(What this task involves):
Please write out the lines of the data exactly, beginning with the first and ending with the line containing "-7.0, -7.5, -8.0];"; leave the pictures behind.
Start Source data
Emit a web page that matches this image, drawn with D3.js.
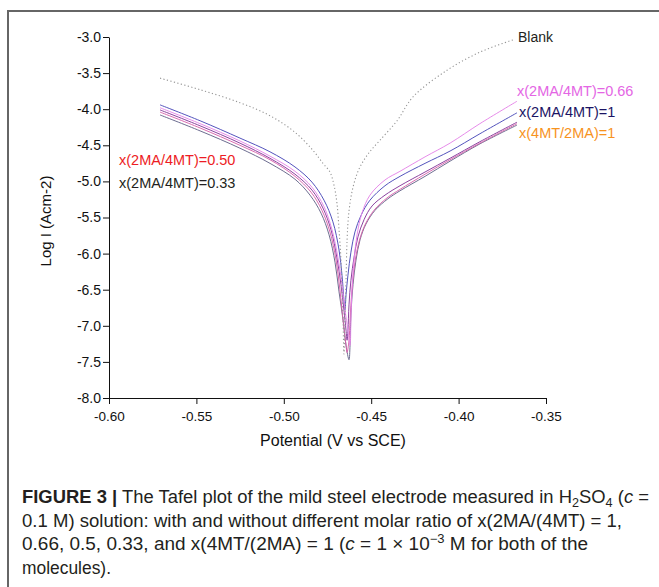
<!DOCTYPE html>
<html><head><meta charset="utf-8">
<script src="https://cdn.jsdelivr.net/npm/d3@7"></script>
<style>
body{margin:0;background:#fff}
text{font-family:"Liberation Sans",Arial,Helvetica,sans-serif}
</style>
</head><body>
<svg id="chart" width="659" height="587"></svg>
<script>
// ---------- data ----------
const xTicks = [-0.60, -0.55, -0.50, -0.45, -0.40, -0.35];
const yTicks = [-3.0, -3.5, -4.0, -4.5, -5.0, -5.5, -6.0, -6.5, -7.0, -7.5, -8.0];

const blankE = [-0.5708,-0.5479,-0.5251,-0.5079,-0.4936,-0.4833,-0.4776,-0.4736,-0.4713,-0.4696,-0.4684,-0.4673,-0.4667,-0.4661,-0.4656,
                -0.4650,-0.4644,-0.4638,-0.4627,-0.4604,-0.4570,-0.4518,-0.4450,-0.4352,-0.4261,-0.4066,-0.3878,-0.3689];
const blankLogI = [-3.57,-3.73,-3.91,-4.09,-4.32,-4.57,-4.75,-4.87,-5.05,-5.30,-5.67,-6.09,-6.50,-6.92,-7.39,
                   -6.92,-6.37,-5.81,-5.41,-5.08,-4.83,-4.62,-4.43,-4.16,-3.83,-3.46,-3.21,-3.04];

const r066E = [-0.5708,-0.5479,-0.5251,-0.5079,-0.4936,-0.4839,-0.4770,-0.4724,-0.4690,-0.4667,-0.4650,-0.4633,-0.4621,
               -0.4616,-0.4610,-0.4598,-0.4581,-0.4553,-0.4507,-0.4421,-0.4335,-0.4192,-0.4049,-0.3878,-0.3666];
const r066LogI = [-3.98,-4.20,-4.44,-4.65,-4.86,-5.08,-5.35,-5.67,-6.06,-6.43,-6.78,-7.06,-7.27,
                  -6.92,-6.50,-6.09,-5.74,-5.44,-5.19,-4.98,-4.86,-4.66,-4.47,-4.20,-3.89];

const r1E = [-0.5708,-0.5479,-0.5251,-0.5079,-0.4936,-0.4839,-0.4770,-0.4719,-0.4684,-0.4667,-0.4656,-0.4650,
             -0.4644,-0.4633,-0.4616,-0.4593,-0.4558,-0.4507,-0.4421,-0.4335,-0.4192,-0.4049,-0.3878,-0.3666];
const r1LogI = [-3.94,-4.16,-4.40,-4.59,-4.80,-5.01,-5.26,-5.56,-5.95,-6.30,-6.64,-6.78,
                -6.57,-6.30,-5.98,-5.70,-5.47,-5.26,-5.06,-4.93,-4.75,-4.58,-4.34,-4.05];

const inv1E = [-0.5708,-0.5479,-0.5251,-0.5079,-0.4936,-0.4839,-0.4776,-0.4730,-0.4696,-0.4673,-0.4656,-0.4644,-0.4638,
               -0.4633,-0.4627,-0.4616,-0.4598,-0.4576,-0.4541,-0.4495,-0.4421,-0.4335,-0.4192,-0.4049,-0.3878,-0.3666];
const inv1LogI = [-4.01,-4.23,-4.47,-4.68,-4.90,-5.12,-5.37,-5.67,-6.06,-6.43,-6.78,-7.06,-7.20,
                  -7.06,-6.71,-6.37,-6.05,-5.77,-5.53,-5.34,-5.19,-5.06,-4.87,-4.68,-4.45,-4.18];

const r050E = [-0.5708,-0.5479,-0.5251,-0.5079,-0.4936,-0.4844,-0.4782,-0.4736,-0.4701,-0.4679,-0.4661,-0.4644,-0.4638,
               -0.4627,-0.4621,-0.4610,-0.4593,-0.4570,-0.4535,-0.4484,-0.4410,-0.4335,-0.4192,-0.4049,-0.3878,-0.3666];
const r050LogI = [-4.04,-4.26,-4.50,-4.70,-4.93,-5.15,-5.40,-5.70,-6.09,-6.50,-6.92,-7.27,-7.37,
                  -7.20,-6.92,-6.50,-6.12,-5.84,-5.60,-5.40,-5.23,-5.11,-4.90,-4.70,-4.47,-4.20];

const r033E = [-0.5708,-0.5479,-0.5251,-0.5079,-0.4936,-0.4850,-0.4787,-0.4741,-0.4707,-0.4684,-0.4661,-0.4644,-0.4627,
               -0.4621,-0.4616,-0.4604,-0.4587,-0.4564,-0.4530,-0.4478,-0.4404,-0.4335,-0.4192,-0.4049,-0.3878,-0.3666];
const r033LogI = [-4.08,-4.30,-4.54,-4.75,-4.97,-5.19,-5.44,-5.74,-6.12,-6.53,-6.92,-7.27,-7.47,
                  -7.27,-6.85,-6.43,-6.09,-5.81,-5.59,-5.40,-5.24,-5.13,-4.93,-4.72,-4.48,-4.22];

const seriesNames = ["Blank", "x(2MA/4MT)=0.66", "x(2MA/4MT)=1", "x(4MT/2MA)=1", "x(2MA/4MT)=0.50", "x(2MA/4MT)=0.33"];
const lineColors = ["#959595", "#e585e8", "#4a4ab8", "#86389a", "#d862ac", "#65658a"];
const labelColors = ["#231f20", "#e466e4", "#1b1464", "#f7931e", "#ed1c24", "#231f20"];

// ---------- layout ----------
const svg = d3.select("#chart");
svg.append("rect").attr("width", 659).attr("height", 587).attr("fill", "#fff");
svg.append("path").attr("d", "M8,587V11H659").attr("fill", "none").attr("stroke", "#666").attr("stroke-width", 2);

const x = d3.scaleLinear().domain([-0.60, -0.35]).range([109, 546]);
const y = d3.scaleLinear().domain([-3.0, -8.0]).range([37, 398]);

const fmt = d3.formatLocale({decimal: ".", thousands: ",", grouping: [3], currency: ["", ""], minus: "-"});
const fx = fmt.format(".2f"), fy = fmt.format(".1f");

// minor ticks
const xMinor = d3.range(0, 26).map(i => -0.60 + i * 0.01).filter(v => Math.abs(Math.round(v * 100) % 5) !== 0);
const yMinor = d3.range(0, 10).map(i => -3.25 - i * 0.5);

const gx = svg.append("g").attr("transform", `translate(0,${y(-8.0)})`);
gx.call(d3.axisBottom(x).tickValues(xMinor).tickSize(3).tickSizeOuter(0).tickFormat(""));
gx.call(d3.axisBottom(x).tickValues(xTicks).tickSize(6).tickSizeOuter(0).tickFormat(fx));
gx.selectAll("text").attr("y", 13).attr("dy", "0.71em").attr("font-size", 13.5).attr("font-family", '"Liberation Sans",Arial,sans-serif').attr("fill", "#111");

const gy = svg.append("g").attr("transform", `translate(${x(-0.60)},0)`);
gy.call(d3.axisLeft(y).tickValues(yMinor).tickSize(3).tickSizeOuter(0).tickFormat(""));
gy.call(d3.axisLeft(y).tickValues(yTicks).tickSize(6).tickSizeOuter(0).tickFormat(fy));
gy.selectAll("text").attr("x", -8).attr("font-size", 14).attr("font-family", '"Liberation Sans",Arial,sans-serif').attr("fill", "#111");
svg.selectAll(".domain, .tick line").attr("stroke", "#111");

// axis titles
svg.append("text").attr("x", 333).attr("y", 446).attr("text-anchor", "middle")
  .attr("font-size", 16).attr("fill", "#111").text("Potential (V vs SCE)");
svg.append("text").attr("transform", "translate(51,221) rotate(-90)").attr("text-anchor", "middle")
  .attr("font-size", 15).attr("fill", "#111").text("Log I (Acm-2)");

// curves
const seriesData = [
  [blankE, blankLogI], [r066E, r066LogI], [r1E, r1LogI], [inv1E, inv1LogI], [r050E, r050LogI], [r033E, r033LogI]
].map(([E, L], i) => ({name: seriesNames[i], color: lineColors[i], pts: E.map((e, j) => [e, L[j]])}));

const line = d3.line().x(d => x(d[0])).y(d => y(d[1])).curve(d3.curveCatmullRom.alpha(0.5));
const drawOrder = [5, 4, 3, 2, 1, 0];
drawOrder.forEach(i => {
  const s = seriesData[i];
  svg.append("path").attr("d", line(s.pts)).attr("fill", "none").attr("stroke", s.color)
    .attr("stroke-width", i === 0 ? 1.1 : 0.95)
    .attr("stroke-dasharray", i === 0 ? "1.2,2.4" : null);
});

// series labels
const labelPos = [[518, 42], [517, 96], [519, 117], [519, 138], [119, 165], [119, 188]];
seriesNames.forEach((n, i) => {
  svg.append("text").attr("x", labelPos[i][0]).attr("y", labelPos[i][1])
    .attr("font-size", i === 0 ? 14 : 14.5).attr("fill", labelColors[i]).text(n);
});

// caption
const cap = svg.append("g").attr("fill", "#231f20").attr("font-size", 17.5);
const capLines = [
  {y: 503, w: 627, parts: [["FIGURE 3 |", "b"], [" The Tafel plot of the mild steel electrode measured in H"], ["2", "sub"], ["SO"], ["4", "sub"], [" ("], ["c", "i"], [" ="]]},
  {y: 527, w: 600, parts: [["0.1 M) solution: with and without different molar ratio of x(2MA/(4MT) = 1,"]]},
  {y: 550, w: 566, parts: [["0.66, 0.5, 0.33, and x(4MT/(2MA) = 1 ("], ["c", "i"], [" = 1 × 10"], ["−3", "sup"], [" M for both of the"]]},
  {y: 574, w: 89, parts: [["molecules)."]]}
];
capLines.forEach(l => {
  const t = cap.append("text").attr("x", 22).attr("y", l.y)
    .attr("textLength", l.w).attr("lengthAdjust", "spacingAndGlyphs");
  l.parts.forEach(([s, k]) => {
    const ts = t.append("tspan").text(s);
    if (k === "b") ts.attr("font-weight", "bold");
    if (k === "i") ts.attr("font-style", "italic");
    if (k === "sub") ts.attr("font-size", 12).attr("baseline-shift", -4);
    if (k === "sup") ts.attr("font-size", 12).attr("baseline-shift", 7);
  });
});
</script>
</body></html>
End Source data
(Written answer):
Emit a web page that matches this image, drawn with D3.js.
<!DOCTYPE html>
<html><head><meta charset="utf-8">
<script src="https://cdn.jsdelivr.net/npm/d3@7"></script>
<style>
body{margin:0;background:#fff}
text{font-family:"Liberation Sans",Arial,Helvetica,sans-serif}
</style>
</head><body>
<svg id="chart" width="659" height="587"></svg>
<script>
// ---------- data ----------
const xTicks = [-0.60, -0.55, -0.50, -0.45, -0.40, -0.35];
const yTicks = [-3.0, -3.5, -4.0, -4.5, -5.0, -5.5, -6.0, -6.5, -7.0, -7.5, -8.0];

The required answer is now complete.